From current election rules, each voter owns one ballot and is free to choose from candidates. The problem of the 1 or 0 vote causes inconsistency to their willingness and their ballot numbers. For instance, in the election, there are 2 candidates, X and Y. Voter A prefers X more than Y by 1%, so he/she votes for X. Voter B prefers Y more than X by 100%, so he/she votes for Y. The result is that X and Y both get one vote which means the preferences of the voters are not well measured in the current electoral system.
In economics, there is a term called Reservation Price as a measurement of the highest that a customer is willing to buy for that cost. Applying the Reservation Price to the ballot, It can differ voter by their preferences and willingness to support the candidates. A possible action is to ask voters to pay a price to vote for particular ballots. To avoid the rich dominating the election, the fee or the purchasing price of the vote will come from each individual's payable tax. The voter will be asked to choose from voting 1 to 100 votes, whereas each vote carries a cost of 1% of tax payable. That means, if the voter strongly supports the candidate, he/she may choose to vote 100 ballots by paying 100% of tax payable in addition to the tax paid. This method distinguishes and weights the willingness and preferences of voters so that the result of the election can be more plausible.

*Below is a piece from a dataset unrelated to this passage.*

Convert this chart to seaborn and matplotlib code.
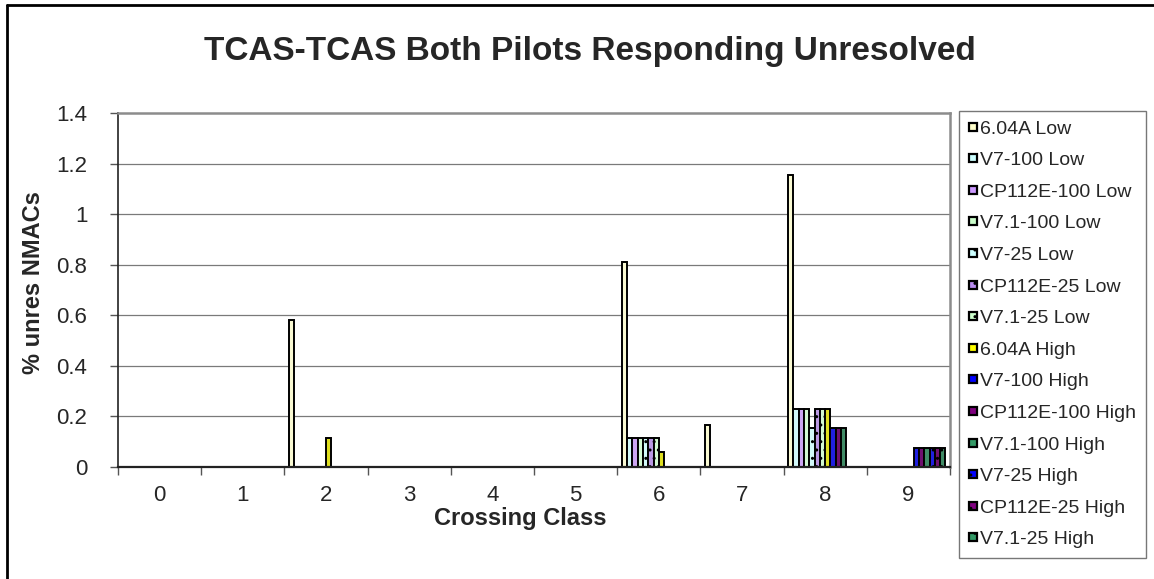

Interesting idea however it presumes people are voting with good intentions eg for what they believe is in the national interest. It doesn't cover the problem of giving even more power to vested interests.
Thanks for your comment. I agree that a number of people are not voting for what they think is the best to the nation, and sometimes make irrational choice. Therefore, the idea of incurring cost on voting maybe a barrier or resistance to them, to encourage them to make a rational decision. When people have to pay for what they have, no more "take it for granted" so that I believe they will think before act.